Soldiering is a brave but bloody business. In the British army the general female to male ratio is one in ten, but in Iraq and Afghanistan that ratio rises to one in five.

In the last week the first British woman soldier killed in action in the Afghanistan conflict, Corporal Sarah Bryant, was buried as were her two male colleagues. She was killed, alongside three male Territorial Army special forces, in a large roadside explosion east of Lashkar Gah, in the south of Afghanistan. The three men who died were from 23rd Special Air Service Regiment, which is one of two Territorial Army (Reserve) SAS units.

This article is not the personal stories of any of these soldiers. I am not comparing their fate or their bravery but only the consequence of their gender.

It is noticeable that even in these days of legally mandated sexual equality there was a huge, some would say disproportionate reaction to the death of Sarah Bryant. It’s obvious that the first reason for this reaction is that there hadn’t been a previous female soldiering fatality.

However, there is another reason, which, I believe relates to the fact that there is an inbuilt, almost primal fear harbored deep within us for the fate of our women in combat. I use the word “our” specifically because we clearly appear to be identifying with these women in a very personal and emotional way, that we don’t employ when contemplating male combat casualties.

Our unspoken fear includes the very real regarding what an enemy might do to a captured woman. This includes the prospect of sexual attack that no one wishes to contemplate. The truth is that this can and does sometime happen to some captured female combatants as it does to female citizens who just happen to get in the way.

Other countries have long had female soldiers in their ranks, but very few have them in their front lines, undertaking combat roles. Sarah was on an intelligence related mission in a war that knows no front lines or safe areas. The men who died with her were there to guard her.

Another reason for male reticence regarding female combat soldiers is that most women do not have the necessary physical strength. Those that have utilized women in combat under extreme situations have found these women to be as good or better than their male counterparts.

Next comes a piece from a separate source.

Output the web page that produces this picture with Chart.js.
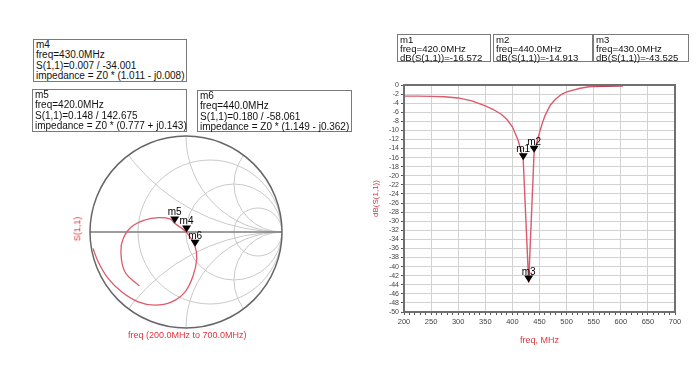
<!DOCTYPE html>
<html>
<head>
<meta charset="utf-8">
<script src="https://cdn.jsdelivr.net/npm/chart.js@4.4.1/dist/chart.umd.min.js"></script>
<style>
  body { margin: 0; background: #fff; width: 700px; height: 370px; position: relative; overflow: hidden;
         font-family: Arial, "Liberation Sans", sans-serif; }
  canvas { position: absolute; top: 0; }
  #smith { left: 0; }
  #dbPlot { left: 360px; }
  .box { position: absolute; border: 1px solid #7a7a7a; background: #fff; font-size: 10px; color: #111;
         padding: 0 0 0 2px; box-sizing: border-box; white-space: nowrap; }
  .box.l { line-height: 10.3px; }
  .box.r { line-height: 8.8px; padding-top: 1px; font-size: 9.6px; }
  .lbl { position: absolute; color: #e0353d; font-size: 9px; white-space: nowrap; }
</style>
</head>
<body>
<canvas id="smith" width="360" height="370"></canvas>
<canvas id="dbPlot" width="340" height="370"></canvas>

<div class="box l" style="left:33px;top:39px;width:154px;height:43px">m4<br>freq=430.0MHz<br>S(1,1)=0.007 / -34.001<br>impedance = Z0 * (1.011 - j0.008)</div>
<div class="box l" style="left:32px;top:89px;width:155px;height:43px">m5<br>freq=420.0MHz<br>S(1,1)=0.148 / 142.675<br>impedance = Z0 * (0.777 + j0.143)</div>
<div class="box l" style="left:197px;top:90px;width:155px;height:42px">m6<br>freq=440.0MHz<br>S(1,1)=0.180 / -58.061<br>impedance = Z0 * (1.149 - j0.362)</div>

<div class="box r" style="left:397px;top:34px;width:94px;height:28px">m1<br>freq=420.0MHz<br>dB(S(1,1))=-16.572</div>
<div class="box r" style="left:493px;top:34px;width:100px;height:28px">m2<br>freq=440.0MHz<br>dB(S(1,1))=-14.913</div>
<div class="box r" style="left:593px;top:34px;width:96px;height:28px">m3<br>freq=430.0MHz<br>dB(S(1,1))=-43.525</div>

<div class="lbl" style="left:65px;top:224px;transform:rotate(-90deg);transform-origin:center">S(1,1)</div>
<div class="lbl" style="left:128px;top:330px">freq (200.0MHz to 700.0MHz)</div>

<script>
// S11 magnitude in dB vs frequency (right plot)
const freqMHz = [200, 225, 250, 275, 300, 325, 350, 365, 380, 390, 400, 410, 415, 420, 430, 440, 445, 450, 455, 460, 470, 480, 490, 500, 525, 550, 575, 600, 650, 700];
const s11dB = [-2.45, -2.45, -2.5, -2.6, -2.85, -3.5, -4.6, -5.4, -6.5, -7.6, -9.2, -12.0, -14.0, -16.572, -43.525, -14.913, -12.7, -10.5, -8.5, -6.8, -4.4, -3.1, -2.1, -1.5, -0.72, -0.22, -0.1, -0.05, -0.02, -0.01];
// darker overlapped stretch along the top edge
const overlapFreq = [546, 604];
const overlapDb = [-0.2, -0.06];

const dbTicks = [];
for (let v = -50; v <= 0; v += 2) dbTicks.push(v);

// S11 on the Smith chart, 200 MHz -> 700 MHz (real / imaginary reflection coefficient)
const smithRe = [-0.487, -0.637, -0.678, -0.654, -0.567, -0.428, -0.289, -0.167, -0.118, 0.006, 0.095, 0.112, 0.076, -0.010, -0.149, -0.324, -0.498, -0.671, -0.811, -0.915, -0.968];
const smithIm = [-0.561, -0.414, -0.206, -0.067, 0.055, 0.125, 0.149, 0.136, 0.090, -0.004, -0.153, -0.276, -0.449, -0.623, -0.728, -0.762, -0.728, -0.623, -0.484, -0.310, -0.171];

// markers
const dbMarkName = ['m1', 'm2', 'm3'];
const dbMarkFreq = [420, 440, 430];
const dbMarkVal = [-16.572, -14.913, -43.525];

const smMarkName = ['m4', 'm5', 'm6'];
const smMarkMag = [0.007, 0.148, 0.180];
const smMarkAng = [-34.001, 142.675, -58.061];

// Smith grid values
const rCircles = [1 / 3, 1, 3];
const xArcs = [0.5, 1, 2, -0.5, -1, -2];

const curveColor = '#dc5a6c';

function drawMarker(ctx, x, y, name) {
  ctx.fillStyle = '#000';
  ctx.beginPath();
  ctx.moveTo(x, y);
  ctx.lineTo(x - 4.5, y - 7);
  ctx.lineTo(x + 4.5, y - 7);
  ctx.closePath();
  ctx.fill();
  ctx.font = '10px Arial, "Liberation Sans"';
  ctx.textAlign = 'center';
  ctx.textBaseline = 'alphabetic';
  ctx.fillText(name, x, y - 8);
}

const smithGrid = {
  id: 'smithGrid',
  beforeDatasetsDraw(chart) {
    const { ctx } = chart;
    const xs = chart.scales.x, ys = chart.scales.y;
    const cx = xs.getPixelForValue(0), cy = ys.getPixelForValue(0);
    const R = xs.getPixelForValue(1) - cx;
    ctx.save();
    ctx.beginPath();
    ctx.arc(cx, cy, R, 0, Math.PI * 2);
    ctx.clip();
    ctx.strokeStyle = '#c9c9c9';
    ctx.lineWidth = 1;
    rCircles.forEach((r) => {
      ctx.beginPath();
      ctx.arc(xs.getPixelForValue(r / (r + 1)), cy, R / (r + 1), 0, Math.PI * 2);
      ctx.stroke();
    });
    xArcs.forEach((x) => {
      ctx.beginPath();
      ctx.arc(xs.getPixelForValue(1), ys.getPixelForValue(1 / x), R / Math.abs(x), 0, Math.PI * 2);
      ctx.stroke();
    });
    ctx.restore();

    ctx.save();
    ctx.strokeStyle = '#7d7d7d';
    ctx.lineWidth = 1.5;
    ctx.beginPath();
    ctx.moveTo(cx - R, cy);
    ctx.lineTo(cx + R, cy);
    ctx.stroke();
    ctx.strokeStyle = '#666';
    ctx.beginPath();
    ctx.arc(cx, cy, R, 0, Math.PI * 2);
    ctx.stroke();
    ctx.restore();
  },
  afterDatasetsDraw(chart) {
    const { ctx } = chart;
    const xs = chart.scales.x, ys = chart.scales.y;
    ctx.save();
    smMarkName.forEach((n, i) => {
      const a = smMarkAng[i] * Math.PI / 180;
      drawMarker(ctx, xs.getPixelForValue(smMarkMag[i] * Math.cos(a)), ys.getPixelForValue(smMarkMag[i] * Math.sin(a)), n);
    });
    ctx.restore();
  },
};

new Chart(document.getElementById('smith'), {
  type: 'scatter',
  data: {
    datasets: [{
      data: smithRe.map((re, i) => ({ x: re, y: smithIm[i] })),
      showLine: true,
      tension: 0.4,
      borderColor: curveColor,
      borderWidth: 1.3,
      pointRadius: 0,
    }],
  },
  options: {
    responsive: false,
    animation: false,
    layout: { padding: { left: 90, top: 136, right: 78, bottom: 42 } },
    plugins: { legend: { display: false }, tooltip: { enabled: false } },
    scales: {
      x: { type: 'linear', min: -1, max: 1, display: false },
      y: { type: 'linear', min: -1, max: 1, display: false },
    },
  },
  plugins: [smithGrid],
});

const dbFrame = {
  id: 'dbFrame',
  afterDatasetsDraw(chart) {
    const { ctx } = chart;
    const xs = chart.scales.x, ys = chart.scales.y;
    ctx.save();
    dbMarkName.forEach((n, i) => {
      drawMarker(ctx, xs.getPixelForValue(dbMarkFreq[i]), ys.getPixelForValue(dbMarkVal[i]), n);
    });
    ctx.restore();
  },
  afterDraw(chart) {
    const { ctx, chartArea: a } = chart;
    ctx.save();
    ctx.strokeStyle = '#707070';
    ctx.lineWidth = 2;
    ctx.strokeRect(a.left, a.top, a.right - a.left, a.bottom - a.top);
    ctx.restore();
  },
};

new Chart(document.getElementById('dbPlot'), {
  type: 'scatter',
  data: {
    datasets: [
      {
        data: freqMHz.map((f, i) => ({ x: f, y: s11dB[i] })),
        showLine: true,
        borderColor: curveColor,
        borderWidth: 1.4,
        pointRadius: 0,
      },
      {
        data: overlapFreq.map((f, i) => ({ x: f, y: overlapDb[i] })),
        showLine: true,
        borderColor: '#a3253a',
        borderWidth: 2.5,
        pointRadius: 0,
      },
    ],
  },
  options: {
    responsive: false,
    animation: false,
    layout: { padding: { left: 9, top: 85, right: 25, bottom: 22 } },
    plugins: { legend: { display: false }, tooltip: { enabled: false } },
    scales: {
      x: {
        type: 'linear',
        min: 200,
        max: 700,
        afterFit: (s) => { s.height = 36; },
        ticks: {
          stepSize: 10,
          autoSkip: false,
          maxRotation: 0,
          padding: 2,
          color: '#444',
          font: { size: 7.5 },
          callback: (v) => (v % 50 === 0 ? v : ''),
        },
        grid: {
          color: (c) => (c.tick && c.tick.value % 50 === 0 ? '#d2d2d2' : 'rgba(0,0,0,0)'),
          tickColor: '#555',
          tickLength: 3,
        },
        border: { display: false },
        title: { display: true, text: 'freq, MHz', color: '#e0353d', font: { size: 9 }, padding: { top: 4, bottom: 2 } },
      },
      y: {
        type: 'linear',
        min: -50,
        max: 0,
        afterFit: (s) => { s.width = 35; },
        afterBuildTicks: (s) => { s.ticks = dbTicks.map((v) => ({ value: v })); },
        ticks: {
          autoSkip: false,
          padding: 2,
          color: '#444',
          font: { size: 7 },
        },
        grid: { color: '#d2d2d2', tickColor: '#555', tickLength: 3 },
        border: { display: false },
        title: { display: true, text: 'dB(S(1,1))', color: '#e0353d', font: { size: 8 }, padding: { top: 2, bottom: 0 } },
      },
    },
  },
  plugins: [dbFrame],
});
</script>
</body>
</html>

The American military, like the British, have an increasing number of their women in certain types of combat roles, now flying fighter jets and other military aircraft, that were formerly an exclusively male preserve.

It is hard not to feel defensive of our women in these situations but we have to understand that women serving on the front line and suffering the awful consequences is an inevitable consequence of sexual equality.

In an idealized world there would be no need for female combat soldiers, but in that world there would be no war.